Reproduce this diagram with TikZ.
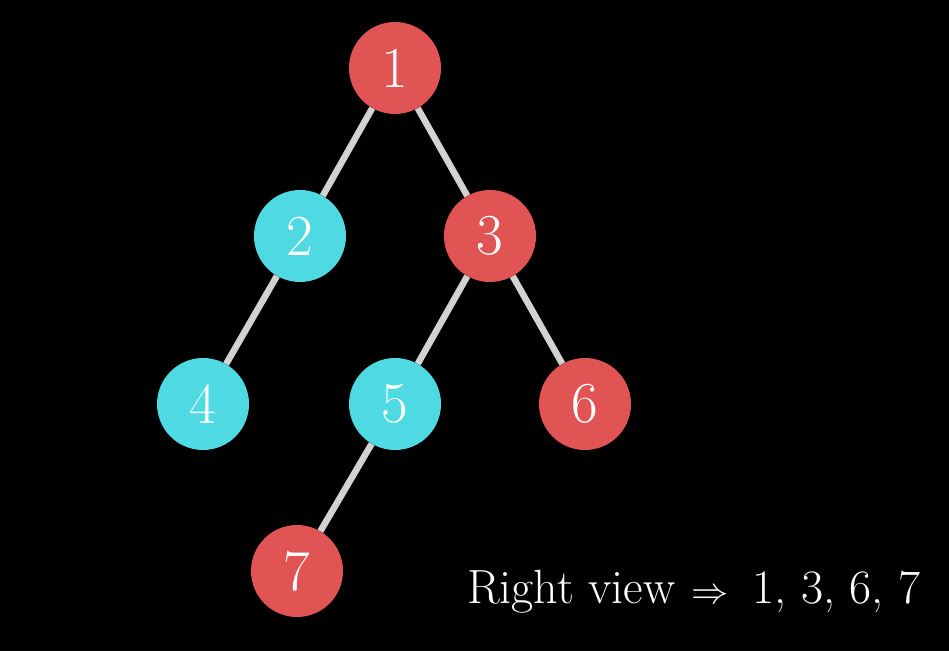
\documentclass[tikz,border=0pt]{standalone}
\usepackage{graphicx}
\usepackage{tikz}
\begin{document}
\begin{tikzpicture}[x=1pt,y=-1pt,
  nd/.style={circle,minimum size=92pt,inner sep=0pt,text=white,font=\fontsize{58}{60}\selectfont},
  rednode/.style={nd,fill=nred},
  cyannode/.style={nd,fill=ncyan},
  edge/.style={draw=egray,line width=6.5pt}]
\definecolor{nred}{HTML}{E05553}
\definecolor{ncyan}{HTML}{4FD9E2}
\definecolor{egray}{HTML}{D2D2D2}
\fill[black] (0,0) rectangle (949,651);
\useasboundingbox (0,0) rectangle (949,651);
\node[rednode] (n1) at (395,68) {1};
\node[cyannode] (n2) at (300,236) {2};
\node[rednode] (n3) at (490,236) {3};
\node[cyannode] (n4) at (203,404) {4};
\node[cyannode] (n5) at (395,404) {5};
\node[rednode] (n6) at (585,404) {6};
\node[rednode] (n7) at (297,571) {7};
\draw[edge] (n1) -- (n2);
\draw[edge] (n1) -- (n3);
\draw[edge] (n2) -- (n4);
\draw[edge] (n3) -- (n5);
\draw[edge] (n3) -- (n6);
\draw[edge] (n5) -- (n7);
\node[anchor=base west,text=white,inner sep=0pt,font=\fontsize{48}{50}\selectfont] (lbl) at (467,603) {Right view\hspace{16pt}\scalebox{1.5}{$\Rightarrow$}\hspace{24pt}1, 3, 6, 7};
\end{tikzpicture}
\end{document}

————

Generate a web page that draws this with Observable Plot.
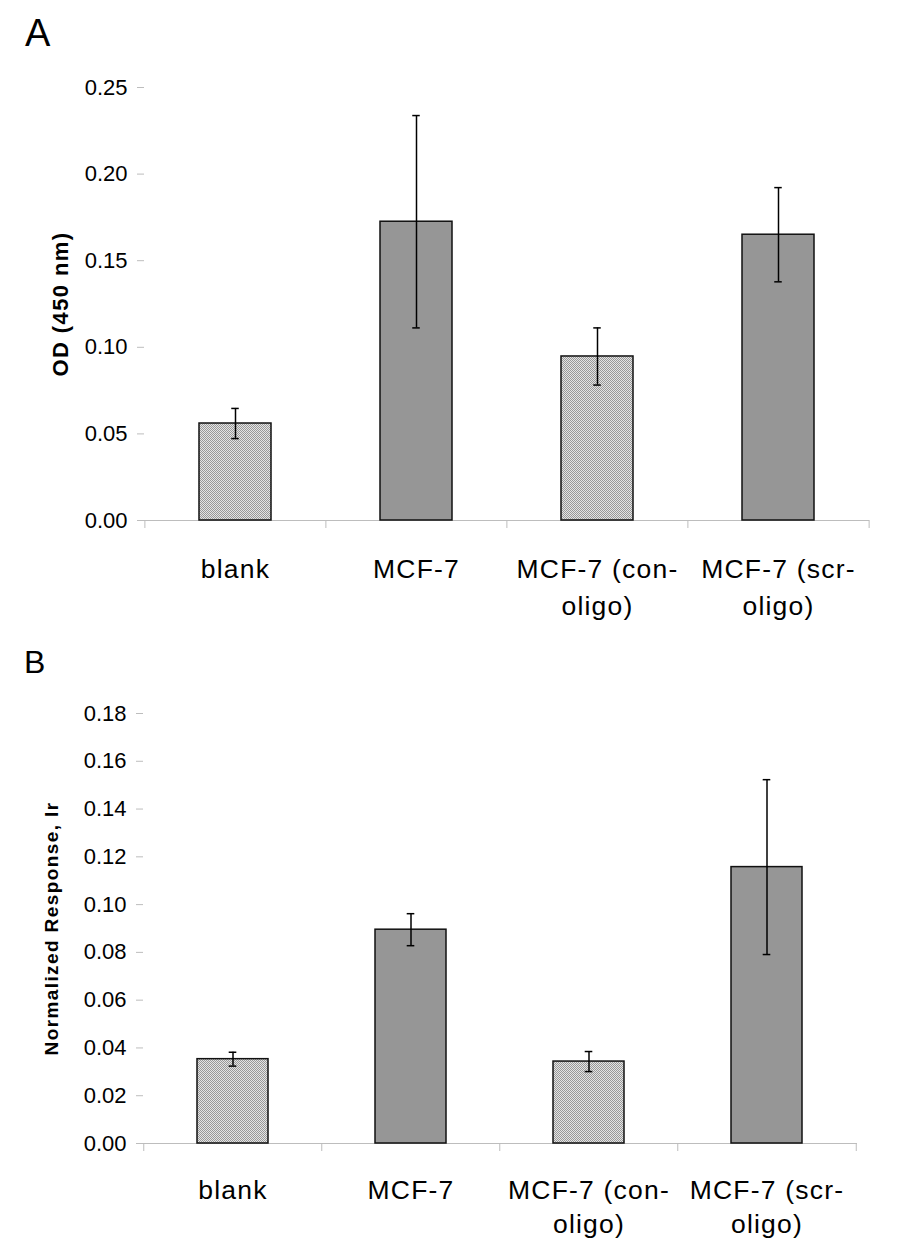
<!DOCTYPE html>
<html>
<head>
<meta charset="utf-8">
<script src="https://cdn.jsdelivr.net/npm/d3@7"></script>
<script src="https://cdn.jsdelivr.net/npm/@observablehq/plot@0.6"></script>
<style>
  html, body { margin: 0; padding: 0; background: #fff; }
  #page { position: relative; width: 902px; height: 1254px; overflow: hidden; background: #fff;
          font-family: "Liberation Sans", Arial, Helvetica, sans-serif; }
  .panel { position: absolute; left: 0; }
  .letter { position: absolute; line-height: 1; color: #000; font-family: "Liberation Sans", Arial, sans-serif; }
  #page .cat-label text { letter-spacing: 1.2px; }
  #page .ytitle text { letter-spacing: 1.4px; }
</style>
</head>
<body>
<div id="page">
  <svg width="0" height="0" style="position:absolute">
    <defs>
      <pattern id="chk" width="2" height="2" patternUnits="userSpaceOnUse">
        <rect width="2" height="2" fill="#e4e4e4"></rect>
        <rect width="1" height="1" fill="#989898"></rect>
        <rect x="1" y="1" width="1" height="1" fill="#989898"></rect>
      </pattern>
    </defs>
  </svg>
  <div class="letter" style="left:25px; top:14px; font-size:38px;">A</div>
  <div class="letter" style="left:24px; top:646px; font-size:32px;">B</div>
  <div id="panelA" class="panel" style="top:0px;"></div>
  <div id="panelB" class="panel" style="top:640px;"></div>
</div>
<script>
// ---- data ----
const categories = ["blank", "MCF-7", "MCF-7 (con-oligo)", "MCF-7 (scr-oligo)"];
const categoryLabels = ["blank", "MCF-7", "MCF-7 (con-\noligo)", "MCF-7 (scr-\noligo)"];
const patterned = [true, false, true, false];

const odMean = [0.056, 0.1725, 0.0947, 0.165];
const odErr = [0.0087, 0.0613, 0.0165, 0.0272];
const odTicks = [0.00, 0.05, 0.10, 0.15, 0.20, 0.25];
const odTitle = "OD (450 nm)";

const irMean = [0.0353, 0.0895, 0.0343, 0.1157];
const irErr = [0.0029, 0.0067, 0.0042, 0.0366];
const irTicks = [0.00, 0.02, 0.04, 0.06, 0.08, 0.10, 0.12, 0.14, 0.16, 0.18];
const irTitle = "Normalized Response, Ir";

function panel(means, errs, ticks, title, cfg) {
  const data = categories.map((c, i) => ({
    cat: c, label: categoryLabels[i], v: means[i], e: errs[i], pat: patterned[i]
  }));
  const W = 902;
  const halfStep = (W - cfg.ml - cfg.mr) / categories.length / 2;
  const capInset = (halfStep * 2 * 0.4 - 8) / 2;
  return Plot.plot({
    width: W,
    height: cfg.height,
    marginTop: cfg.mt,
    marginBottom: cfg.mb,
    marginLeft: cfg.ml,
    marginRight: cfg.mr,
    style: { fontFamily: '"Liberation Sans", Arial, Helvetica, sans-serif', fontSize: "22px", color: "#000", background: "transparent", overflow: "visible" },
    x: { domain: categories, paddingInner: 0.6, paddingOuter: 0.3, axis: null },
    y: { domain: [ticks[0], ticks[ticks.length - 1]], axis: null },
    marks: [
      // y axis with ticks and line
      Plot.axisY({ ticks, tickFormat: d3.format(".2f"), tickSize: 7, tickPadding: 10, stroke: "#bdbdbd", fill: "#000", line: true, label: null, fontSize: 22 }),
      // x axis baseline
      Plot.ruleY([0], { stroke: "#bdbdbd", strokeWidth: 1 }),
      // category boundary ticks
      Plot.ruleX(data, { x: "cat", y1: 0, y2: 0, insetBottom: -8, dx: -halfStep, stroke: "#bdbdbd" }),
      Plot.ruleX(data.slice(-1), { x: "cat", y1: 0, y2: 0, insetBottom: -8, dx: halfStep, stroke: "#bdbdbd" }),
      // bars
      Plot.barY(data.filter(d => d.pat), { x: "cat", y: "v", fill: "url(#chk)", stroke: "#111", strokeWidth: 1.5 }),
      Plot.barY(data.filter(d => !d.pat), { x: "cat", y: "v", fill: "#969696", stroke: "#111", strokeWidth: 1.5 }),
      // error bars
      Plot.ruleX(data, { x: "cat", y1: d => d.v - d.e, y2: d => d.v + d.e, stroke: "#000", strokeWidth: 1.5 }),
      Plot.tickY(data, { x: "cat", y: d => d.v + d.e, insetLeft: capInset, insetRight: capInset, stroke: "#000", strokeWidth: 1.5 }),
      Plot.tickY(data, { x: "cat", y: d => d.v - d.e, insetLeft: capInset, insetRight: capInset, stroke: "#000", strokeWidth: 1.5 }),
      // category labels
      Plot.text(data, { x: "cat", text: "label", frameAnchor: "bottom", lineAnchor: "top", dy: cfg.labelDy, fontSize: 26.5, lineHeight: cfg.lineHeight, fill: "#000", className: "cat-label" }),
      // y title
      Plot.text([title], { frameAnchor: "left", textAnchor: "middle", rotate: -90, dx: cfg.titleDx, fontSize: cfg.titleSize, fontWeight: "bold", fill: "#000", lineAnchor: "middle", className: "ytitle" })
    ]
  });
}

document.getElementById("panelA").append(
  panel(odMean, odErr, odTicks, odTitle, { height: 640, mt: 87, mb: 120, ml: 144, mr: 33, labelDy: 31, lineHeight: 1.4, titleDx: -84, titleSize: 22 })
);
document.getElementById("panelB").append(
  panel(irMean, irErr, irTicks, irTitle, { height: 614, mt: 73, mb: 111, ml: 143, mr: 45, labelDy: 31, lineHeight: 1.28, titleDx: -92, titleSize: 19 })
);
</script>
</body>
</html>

————

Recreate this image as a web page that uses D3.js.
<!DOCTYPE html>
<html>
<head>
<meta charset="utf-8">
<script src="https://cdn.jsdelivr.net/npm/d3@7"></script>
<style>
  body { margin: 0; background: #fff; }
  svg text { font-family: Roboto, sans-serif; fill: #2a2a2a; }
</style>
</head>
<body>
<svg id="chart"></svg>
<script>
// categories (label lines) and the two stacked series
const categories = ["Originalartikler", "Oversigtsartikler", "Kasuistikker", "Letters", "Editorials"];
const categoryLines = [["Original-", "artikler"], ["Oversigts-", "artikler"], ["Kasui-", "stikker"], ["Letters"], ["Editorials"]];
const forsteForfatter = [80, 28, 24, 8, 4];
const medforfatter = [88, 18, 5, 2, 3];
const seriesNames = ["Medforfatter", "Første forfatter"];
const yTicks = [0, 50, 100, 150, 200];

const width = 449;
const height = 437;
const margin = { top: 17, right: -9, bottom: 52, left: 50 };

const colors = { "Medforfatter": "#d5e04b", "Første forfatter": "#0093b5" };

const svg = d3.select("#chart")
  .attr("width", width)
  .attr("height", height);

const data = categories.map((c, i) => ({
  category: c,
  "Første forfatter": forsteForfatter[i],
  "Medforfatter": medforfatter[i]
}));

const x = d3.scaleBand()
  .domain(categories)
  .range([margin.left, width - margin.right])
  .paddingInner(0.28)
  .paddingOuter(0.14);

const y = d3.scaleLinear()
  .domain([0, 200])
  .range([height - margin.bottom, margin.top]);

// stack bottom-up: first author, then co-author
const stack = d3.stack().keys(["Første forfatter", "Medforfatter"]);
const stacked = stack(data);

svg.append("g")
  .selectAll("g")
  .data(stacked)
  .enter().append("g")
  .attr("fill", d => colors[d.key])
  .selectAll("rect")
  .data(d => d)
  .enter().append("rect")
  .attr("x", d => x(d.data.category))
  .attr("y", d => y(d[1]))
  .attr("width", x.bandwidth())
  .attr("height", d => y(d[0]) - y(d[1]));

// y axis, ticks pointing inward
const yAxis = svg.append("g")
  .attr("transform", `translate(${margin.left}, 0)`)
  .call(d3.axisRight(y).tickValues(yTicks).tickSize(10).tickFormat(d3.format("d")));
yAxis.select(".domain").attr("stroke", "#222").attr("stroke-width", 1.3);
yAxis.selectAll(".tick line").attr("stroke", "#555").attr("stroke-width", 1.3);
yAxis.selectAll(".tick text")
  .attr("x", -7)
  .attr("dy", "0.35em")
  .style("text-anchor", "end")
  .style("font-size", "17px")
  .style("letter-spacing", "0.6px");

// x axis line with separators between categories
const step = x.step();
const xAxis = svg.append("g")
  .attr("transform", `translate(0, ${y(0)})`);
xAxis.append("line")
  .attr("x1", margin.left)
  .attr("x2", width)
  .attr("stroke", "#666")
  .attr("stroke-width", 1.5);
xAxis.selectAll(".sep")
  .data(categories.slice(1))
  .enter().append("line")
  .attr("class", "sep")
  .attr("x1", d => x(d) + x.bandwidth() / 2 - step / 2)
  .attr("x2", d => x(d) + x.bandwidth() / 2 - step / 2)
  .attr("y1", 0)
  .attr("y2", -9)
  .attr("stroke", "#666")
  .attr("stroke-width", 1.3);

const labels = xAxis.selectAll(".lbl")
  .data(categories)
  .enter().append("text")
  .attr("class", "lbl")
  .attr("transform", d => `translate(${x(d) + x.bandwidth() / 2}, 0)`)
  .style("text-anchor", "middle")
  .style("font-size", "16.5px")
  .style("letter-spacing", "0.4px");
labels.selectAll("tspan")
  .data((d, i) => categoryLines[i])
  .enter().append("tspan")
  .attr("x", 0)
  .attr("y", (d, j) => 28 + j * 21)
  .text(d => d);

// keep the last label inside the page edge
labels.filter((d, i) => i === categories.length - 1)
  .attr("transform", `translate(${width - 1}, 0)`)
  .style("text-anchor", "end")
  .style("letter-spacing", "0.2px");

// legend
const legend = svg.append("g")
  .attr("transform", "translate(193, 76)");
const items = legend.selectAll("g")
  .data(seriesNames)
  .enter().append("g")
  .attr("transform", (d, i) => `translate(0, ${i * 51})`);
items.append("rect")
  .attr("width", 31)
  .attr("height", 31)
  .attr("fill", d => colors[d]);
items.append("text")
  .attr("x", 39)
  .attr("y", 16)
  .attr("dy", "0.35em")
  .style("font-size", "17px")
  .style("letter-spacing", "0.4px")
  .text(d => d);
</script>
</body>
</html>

————

--- WHAT TO WORK ON ---
Return all lines of the material above in which the word "with" occurs.

--- FULL SOLUTION ---
Reproduce this diagram with TikZ.
Generate a web page that draws this with Observable Plot.
      // y axis with ticks and line
// x axis line with separators between categories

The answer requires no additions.